→ EXERCISE REQUIREMENTS:
Your output is the lines from the first one to the one containing "4e9, 5e9, 6e9];", repeated exactly, with images left out.

◆ ◆ ◆ ◆ ◆

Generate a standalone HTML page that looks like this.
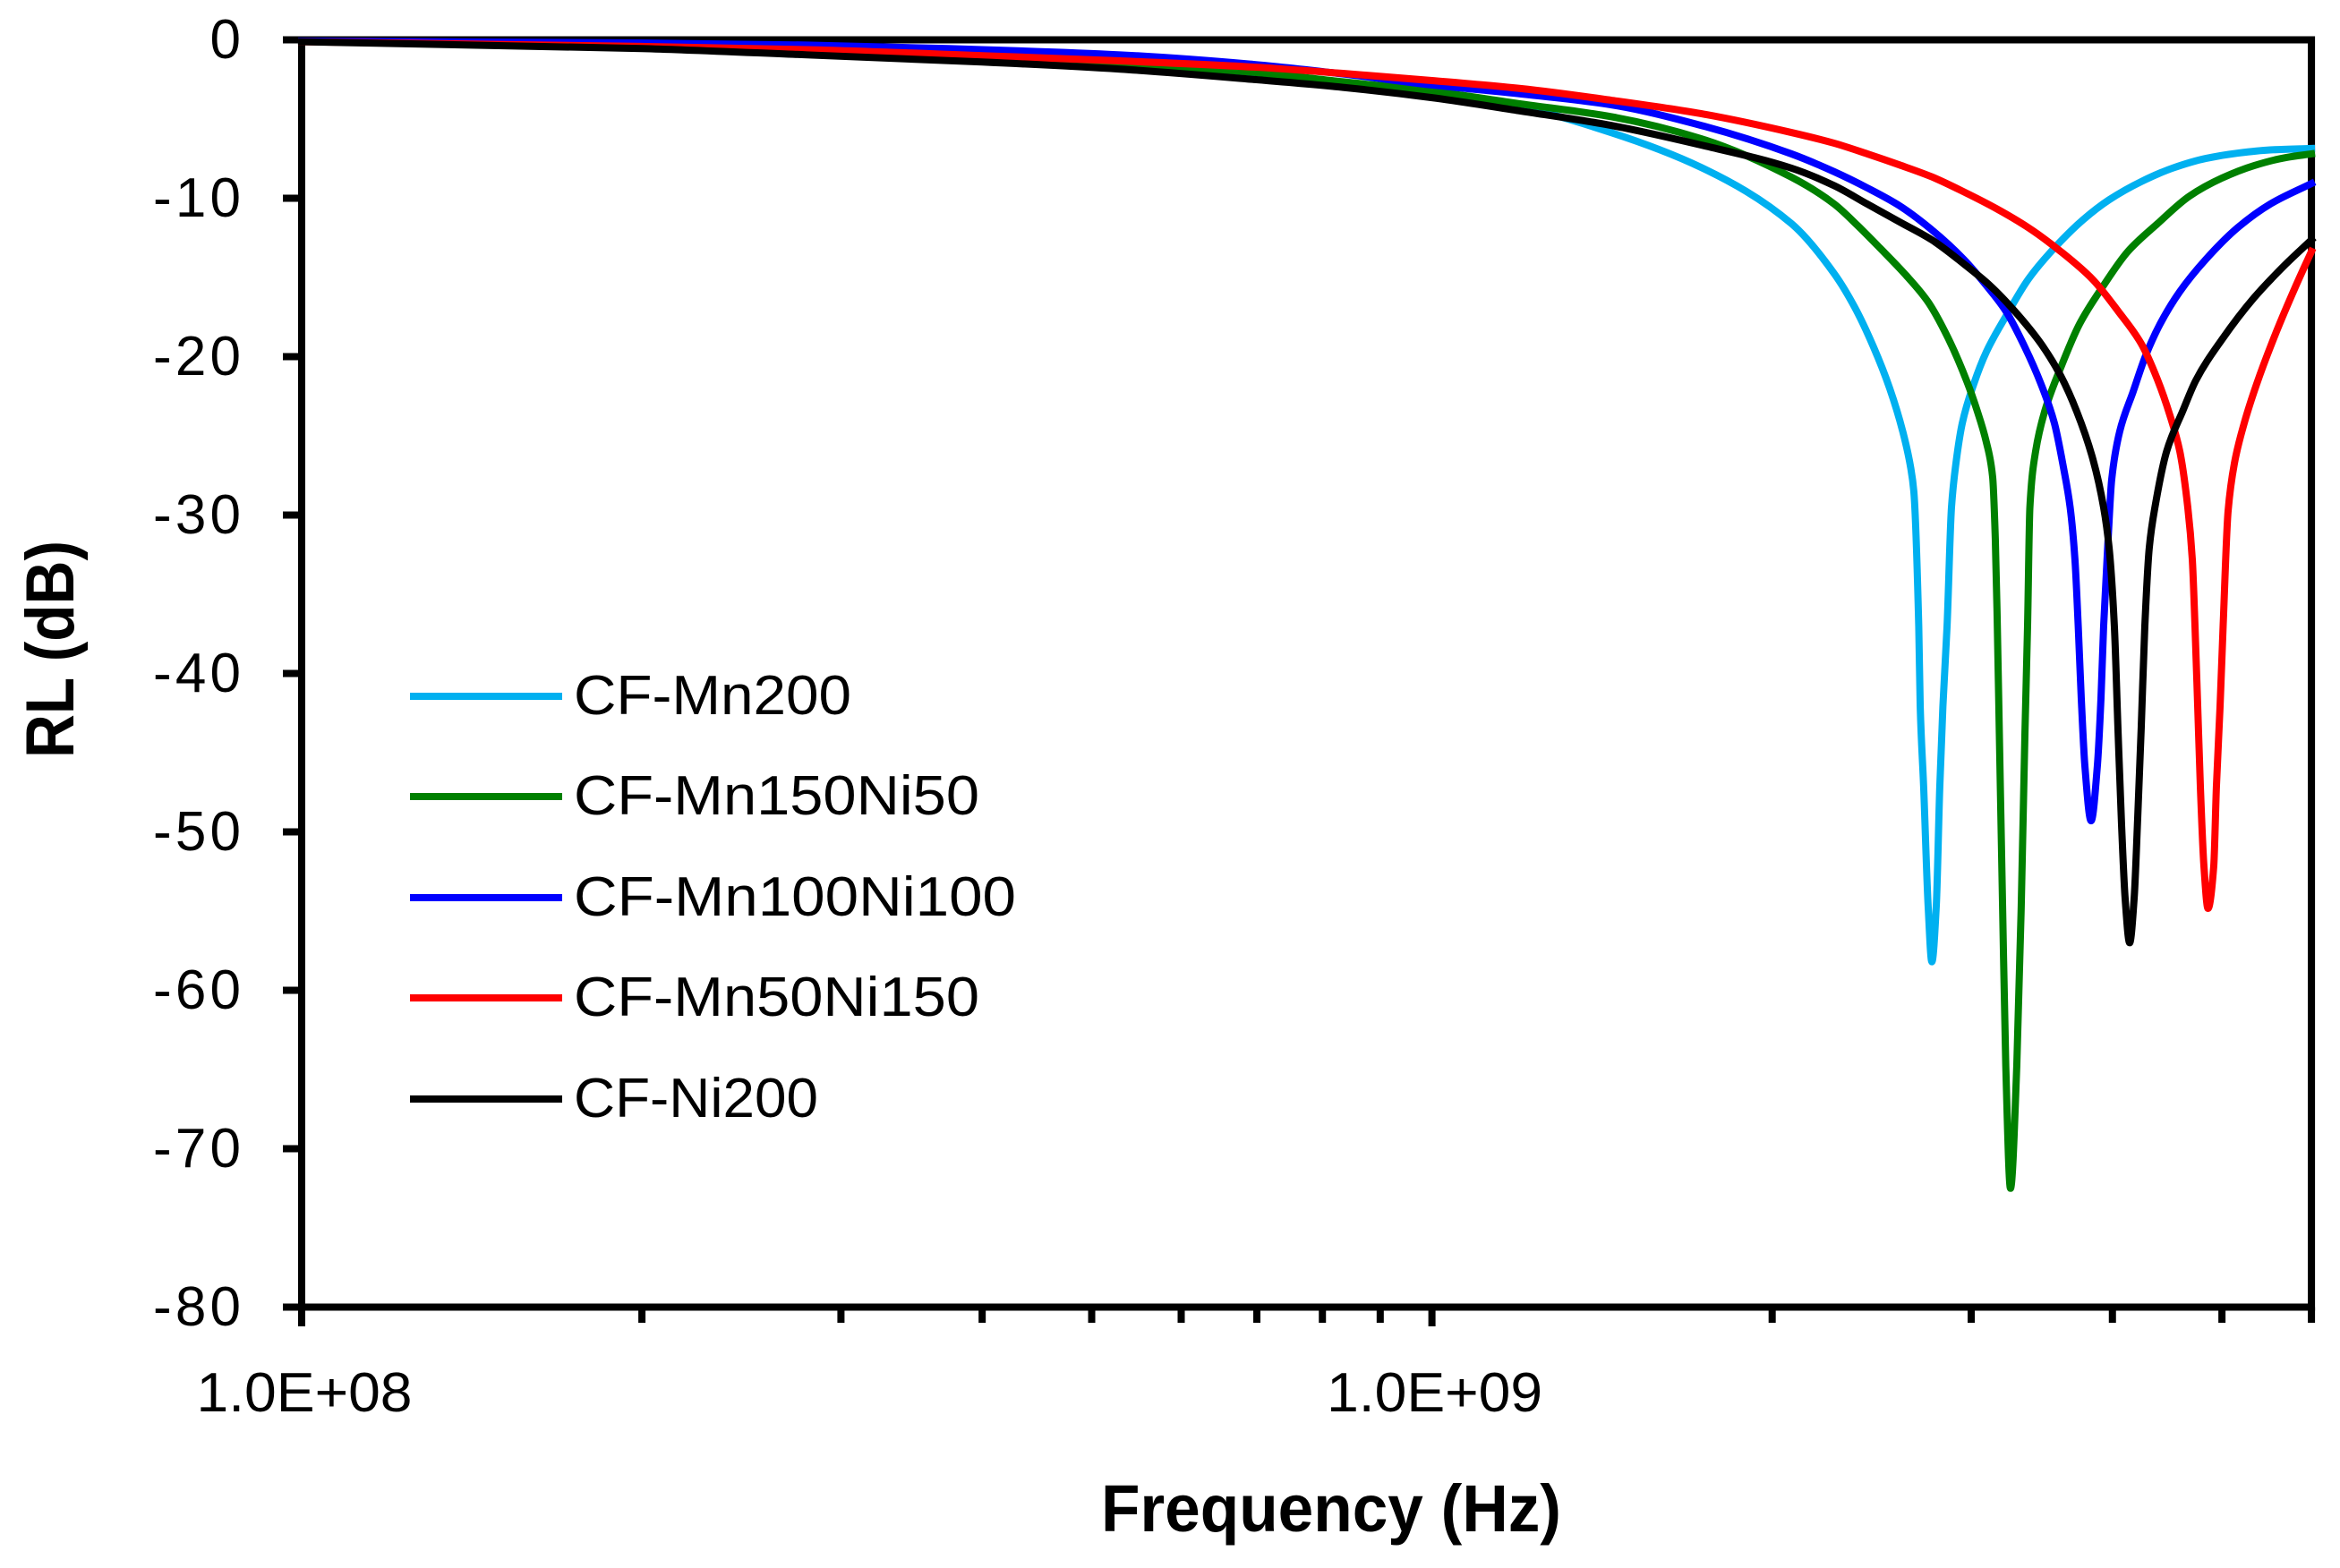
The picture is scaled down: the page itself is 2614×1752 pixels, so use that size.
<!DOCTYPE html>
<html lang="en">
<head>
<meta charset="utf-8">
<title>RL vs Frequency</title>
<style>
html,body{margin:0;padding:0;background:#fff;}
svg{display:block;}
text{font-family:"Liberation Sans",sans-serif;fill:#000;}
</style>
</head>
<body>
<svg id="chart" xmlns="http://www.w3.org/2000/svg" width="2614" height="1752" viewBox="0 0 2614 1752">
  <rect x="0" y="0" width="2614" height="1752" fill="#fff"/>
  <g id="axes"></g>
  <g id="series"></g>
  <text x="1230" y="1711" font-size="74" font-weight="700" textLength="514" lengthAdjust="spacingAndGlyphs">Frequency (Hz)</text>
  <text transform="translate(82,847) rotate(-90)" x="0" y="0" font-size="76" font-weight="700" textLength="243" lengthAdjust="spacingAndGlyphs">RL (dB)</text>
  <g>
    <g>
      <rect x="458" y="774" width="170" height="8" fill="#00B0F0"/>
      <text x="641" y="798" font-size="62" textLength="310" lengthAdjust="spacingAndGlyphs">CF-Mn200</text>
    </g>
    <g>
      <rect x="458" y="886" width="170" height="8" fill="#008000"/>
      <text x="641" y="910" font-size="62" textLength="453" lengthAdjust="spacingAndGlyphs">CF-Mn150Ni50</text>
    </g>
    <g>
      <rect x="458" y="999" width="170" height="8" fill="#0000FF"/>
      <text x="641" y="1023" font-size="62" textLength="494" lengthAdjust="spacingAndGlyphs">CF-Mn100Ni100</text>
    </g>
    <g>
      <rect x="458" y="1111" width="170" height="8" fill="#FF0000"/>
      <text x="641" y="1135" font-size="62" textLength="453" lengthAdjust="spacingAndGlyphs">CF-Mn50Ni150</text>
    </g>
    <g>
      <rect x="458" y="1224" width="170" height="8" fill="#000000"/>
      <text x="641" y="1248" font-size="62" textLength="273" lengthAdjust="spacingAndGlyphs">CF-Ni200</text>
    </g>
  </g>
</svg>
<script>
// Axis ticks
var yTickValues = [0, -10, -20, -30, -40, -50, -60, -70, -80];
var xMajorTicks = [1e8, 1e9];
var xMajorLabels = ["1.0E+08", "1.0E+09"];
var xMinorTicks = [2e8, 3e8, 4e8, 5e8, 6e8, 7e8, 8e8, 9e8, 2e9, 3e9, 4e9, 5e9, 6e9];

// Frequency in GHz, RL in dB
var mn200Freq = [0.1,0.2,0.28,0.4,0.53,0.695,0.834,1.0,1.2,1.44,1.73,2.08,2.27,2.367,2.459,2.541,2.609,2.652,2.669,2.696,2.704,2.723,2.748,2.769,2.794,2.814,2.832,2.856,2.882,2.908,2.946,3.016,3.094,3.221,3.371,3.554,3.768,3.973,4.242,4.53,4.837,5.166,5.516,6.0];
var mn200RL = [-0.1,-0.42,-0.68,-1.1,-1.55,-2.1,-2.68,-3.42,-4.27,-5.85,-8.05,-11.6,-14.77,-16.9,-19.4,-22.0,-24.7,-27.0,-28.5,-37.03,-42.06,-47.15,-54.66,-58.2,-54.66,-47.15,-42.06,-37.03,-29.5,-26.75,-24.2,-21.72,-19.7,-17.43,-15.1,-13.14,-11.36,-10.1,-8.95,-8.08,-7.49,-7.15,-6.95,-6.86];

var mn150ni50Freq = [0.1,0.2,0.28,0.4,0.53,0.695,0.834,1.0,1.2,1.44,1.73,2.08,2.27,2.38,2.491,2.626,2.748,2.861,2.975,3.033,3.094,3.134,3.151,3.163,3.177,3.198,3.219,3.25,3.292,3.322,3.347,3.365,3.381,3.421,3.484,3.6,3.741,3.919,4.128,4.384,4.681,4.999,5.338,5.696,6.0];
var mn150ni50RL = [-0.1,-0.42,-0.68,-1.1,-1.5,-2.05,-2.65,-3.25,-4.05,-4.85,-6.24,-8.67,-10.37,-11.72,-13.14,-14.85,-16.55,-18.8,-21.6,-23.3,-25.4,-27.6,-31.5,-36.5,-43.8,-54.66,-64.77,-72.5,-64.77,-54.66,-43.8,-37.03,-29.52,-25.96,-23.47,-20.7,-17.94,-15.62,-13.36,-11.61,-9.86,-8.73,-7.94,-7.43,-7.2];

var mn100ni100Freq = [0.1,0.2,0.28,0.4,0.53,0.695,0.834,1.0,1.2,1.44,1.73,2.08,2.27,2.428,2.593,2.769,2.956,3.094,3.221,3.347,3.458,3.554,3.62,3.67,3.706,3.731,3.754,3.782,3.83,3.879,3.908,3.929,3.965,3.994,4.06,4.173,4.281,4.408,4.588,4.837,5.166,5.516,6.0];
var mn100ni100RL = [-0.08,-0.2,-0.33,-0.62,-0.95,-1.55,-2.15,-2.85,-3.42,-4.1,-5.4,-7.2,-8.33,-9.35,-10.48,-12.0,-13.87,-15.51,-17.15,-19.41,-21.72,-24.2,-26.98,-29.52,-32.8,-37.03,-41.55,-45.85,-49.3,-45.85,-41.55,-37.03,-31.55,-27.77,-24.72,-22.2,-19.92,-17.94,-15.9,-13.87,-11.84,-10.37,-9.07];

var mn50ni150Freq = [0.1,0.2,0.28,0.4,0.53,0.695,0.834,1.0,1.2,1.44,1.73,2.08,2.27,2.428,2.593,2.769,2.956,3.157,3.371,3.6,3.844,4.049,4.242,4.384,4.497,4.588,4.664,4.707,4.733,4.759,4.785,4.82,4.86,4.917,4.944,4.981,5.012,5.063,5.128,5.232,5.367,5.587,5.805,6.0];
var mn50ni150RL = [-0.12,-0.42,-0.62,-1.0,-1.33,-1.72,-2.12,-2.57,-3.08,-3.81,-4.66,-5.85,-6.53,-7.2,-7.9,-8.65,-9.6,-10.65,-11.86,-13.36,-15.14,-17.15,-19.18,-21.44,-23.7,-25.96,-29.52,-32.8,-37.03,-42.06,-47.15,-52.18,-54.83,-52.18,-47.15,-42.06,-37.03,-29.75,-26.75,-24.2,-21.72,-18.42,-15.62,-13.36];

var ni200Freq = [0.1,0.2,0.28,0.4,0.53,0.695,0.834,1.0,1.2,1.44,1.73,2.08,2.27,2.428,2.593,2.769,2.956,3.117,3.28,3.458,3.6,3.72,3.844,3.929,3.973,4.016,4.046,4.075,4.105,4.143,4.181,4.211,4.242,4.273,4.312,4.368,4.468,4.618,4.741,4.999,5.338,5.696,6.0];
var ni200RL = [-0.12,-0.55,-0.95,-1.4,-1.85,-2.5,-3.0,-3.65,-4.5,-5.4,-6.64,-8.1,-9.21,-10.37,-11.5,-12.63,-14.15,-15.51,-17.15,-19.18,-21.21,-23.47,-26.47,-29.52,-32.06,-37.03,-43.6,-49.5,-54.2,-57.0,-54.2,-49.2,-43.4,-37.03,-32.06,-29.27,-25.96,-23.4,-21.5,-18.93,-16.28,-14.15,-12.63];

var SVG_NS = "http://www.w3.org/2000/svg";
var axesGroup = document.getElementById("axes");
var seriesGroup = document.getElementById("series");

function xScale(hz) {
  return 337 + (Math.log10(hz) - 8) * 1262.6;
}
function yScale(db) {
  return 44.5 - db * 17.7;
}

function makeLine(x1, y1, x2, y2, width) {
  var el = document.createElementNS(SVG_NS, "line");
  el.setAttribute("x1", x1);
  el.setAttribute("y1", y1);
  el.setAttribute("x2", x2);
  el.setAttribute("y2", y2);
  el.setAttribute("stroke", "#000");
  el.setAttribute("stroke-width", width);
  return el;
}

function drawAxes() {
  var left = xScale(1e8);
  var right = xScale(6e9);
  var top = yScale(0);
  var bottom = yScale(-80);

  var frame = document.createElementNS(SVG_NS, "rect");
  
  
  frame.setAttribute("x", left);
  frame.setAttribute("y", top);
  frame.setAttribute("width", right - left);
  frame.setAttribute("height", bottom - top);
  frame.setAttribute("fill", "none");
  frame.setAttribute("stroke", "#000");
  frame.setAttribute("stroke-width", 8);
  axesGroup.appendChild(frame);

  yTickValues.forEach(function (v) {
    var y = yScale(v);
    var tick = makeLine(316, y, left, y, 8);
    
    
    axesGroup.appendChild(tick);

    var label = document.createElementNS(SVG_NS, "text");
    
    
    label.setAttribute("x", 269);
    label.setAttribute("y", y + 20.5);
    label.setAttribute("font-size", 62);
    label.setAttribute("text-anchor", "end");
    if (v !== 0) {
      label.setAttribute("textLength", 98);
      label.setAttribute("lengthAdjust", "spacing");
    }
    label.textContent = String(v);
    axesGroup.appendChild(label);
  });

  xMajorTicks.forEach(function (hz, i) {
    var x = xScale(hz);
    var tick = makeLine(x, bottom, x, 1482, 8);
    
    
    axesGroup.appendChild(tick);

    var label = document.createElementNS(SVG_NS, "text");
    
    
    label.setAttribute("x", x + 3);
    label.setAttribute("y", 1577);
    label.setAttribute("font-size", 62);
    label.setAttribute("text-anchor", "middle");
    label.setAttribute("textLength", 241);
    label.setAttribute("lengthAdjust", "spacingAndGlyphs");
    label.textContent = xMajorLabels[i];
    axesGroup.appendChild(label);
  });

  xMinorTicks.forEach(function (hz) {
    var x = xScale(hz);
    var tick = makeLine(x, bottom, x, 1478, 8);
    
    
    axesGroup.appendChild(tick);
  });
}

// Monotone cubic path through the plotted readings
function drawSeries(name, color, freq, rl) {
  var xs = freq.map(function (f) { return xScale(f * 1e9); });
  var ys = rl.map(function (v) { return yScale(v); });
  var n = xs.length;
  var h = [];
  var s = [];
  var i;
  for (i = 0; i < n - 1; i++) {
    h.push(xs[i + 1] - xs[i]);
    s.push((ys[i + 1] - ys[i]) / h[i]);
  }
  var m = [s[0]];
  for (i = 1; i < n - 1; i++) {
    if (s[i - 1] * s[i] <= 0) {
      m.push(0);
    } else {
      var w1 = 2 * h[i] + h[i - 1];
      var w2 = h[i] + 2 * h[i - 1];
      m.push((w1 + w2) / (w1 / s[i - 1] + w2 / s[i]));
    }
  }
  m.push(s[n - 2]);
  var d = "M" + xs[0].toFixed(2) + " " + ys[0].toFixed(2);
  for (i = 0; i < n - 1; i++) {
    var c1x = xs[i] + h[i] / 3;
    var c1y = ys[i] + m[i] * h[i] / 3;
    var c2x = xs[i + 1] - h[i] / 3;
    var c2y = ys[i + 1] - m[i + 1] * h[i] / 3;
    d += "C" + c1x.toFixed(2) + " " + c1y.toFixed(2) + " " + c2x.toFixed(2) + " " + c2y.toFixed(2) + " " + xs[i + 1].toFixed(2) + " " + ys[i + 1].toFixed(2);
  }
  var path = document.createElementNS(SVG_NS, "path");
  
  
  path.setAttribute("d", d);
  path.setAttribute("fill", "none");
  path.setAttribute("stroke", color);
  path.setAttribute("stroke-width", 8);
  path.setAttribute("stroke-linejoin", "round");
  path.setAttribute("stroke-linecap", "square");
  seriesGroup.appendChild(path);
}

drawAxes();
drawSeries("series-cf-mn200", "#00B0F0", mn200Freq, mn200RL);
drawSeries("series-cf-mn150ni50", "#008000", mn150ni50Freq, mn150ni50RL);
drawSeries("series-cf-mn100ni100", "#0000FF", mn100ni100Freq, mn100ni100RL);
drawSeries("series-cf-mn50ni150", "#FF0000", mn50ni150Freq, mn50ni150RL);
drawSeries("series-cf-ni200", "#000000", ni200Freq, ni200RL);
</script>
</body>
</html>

◆ ◆ ◆ ◆ ◆

→ WRITTEN ANSWER:
Generate a standalone HTML page that looks like this.
The picture is scaled down: the page itself is 2614×1752 pixels, so use that size.
<!DOCTYPE html>
<html lang="en">
<head>
<meta charset="utf-8">
<title>RL vs Frequency</title>
<style>
html,body{margin:0;padding:0;background:#fff;}
svg{display:block;}
text{font-family:"Liberation Sans",sans-serif;fill:#000;}
</style>
</head>
<body>
<svg id="chart" xmlns="http://www.w3.org/2000/svg" width="2614" height="1752" viewBox="0 0 2614 1752">
  <rect x="0" y="0" width="2614" height="1752" fill="#fff"/>
  <g id="axes"></g>
  <g id="series"></g>
  <text x="1230" y="1711" font-size="74" font-weight="700" textLength="514" lengthAdjust="spacingAndGlyphs">Frequency (Hz)</text>
  <text transform="translate(82,847) rotate(-90)" x="0" y="0" font-size="76" font-weight="700" textLength="243" lengthAdjust="spacingAndGlyphs">RL (dB)</text>
  <g>
    <g>
      <rect x="458" y="774" width="170" height="8" fill="#00B0F0"/>
      <text x="641" y="798" font-size="62" textLength="310" lengthAdjust="spacingAndGlyphs">CF-Mn200</text>
    </g>
    <g>
      <rect x="458" y="886" width="170" height="8" fill="#008000"/>
      <text x="641" y="910" font-size="62" textLength="453" lengthAdjust="spacingAndGlyphs">CF-Mn150Ni50</text>
    </g>
    <g>
      <rect x="458" y="999" width="170" height="8" fill="#0000FF"/>
      <text x="641" y="1023" font-size="62" textLength="494" lengthAdjust="spacingAndGlyphs">CF-Mn100Ni100</text>
    </g>
    <g>
      <rect x="458" y="1111" width="170" height="8" fill="#FF0000"/>
      <text x="641" y="1135" font-size="62" textLength="453" lengthAdjust="spacingAndGlyphs">CF-Mn50Ni150</text>
    </g>
    <g>
      <rect x="458" y="1224" width="170" height="8" fill="#000000"/>
      <text x="641" y="1248" font-size="62" textLength="273" lengthAdjust="spacingAndGlyphs">CF-Ni200</text>
    </g>
  </g>
</svg>
<script>
// Axis ticks
var yTickValues = [0, -10, -20, -30, -40, -50, -60, -70, -80];
var xMajorTicks = [1e8, 1e9];
var xMajorLabels = ["1.0E+08", "1.0E+09"];
var xMinorTicks = [2e8, 3e8, 4e8, 5e8, 6e8, 7e8, 8e8, 9e8, 2e9, 3e9, 4e9, 5e9, 6e9];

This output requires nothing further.